Back in March I sold most of my stuff, loaded the rest into my car and got ready to live out of suitcase while I figured out what to do with my life. More specifically, whether I wanted to follow a boy across the world or start a different life on my own.

I’ve opted for the ‘life on my own’ thing. I’ve also learnt quite a lot about myself along the way. Mainly, that I’m really not cut out for being a nomad.

At first it was exhilarating. I enjoyed the freedom that came with having discarded a lot of unnecessary possessions. I also enjoyed the fact that I was doing things differently – “oh look at me being all quirky, by only renting where I work four nights a week, and spending my weekends travelling round the country sponging off friends and relatives.” I was feeling smug in my ability not to be tied down to somewhere I had to clean, pay bills and house stuff.

Then the novelty wore off and I stopped enjoying it. The reasons for this range from the mildly irritating (I want to wear this dress today. Oh crap, I can’t, I left it at my parents house) to the more distressing (I’m feeling sad and want to go home.
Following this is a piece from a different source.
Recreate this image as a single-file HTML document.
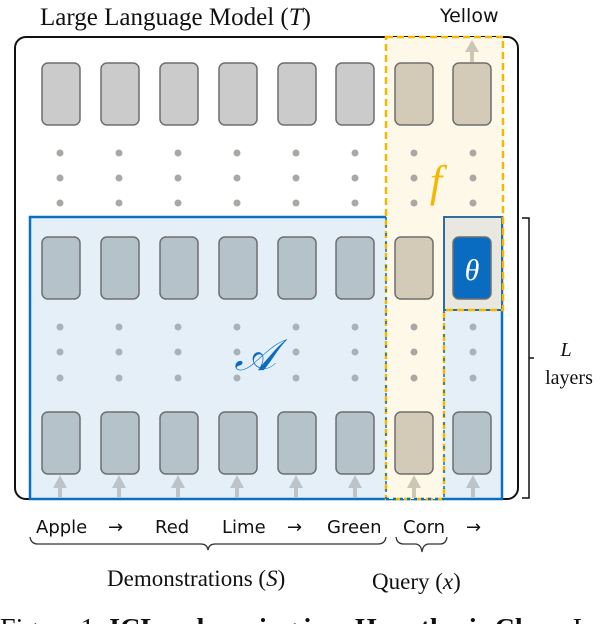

But where is my home. I have no home!). Although even the mildly irritating things become less mild when they all add up.

Having said that, I’m glad things have worked out the way they did. I’m really grateful for the things I’ve learnt.

1. I have really amazing friends. I can be quite stubbornly independent: I don’t like asking people for help so being forced to has been incredibly humbling, rewarding and really made me realise who my friends are. I know some amazing people who, over the past few months, have always been there for me when I’ve needed them, both practically and emotionally.

2. Some things are important to me. Other things are not. Not always having everything to hand has made me realise what these things are. Weeks where I’ve been without craft supplies, running shoes and healthy food have driven me crazy. Things I haven’t missed include television, my bike and (surprisingly) books.

3. I need a nest. I had a moment the other day: I was tired, a bit miserable, and just wanted to go home and curl up under a duvet. But I didn’t know which duvet I wanted to crawl under. It wasn’t the one in the room I rent mid-week, it wasn’t at my parents house, it wasn’t any of my friends spare rooms. “I want to go home, but I have no home, ” I whined to my friend who very kindly let me crash on her sofa for a bit and brought me a cup of tea. Obviously, this happy-go-lucky always-on-the-move lifestyle does work for some people. But it doesn’t for me. I need security, I need my own space, I need a nest to crawl into at the end of ‘one of those days’.

4. I’ve had the opportunity (and necessity) to spend more time with my family. This has been awesome. But not something I’d have necessarily thought of doing anyway. I’ve planted vegetables under the watchful eye of my grandpa, been on long bike rides with my dad and had long conversations with my mum.

But now I’m ready for a permanent home.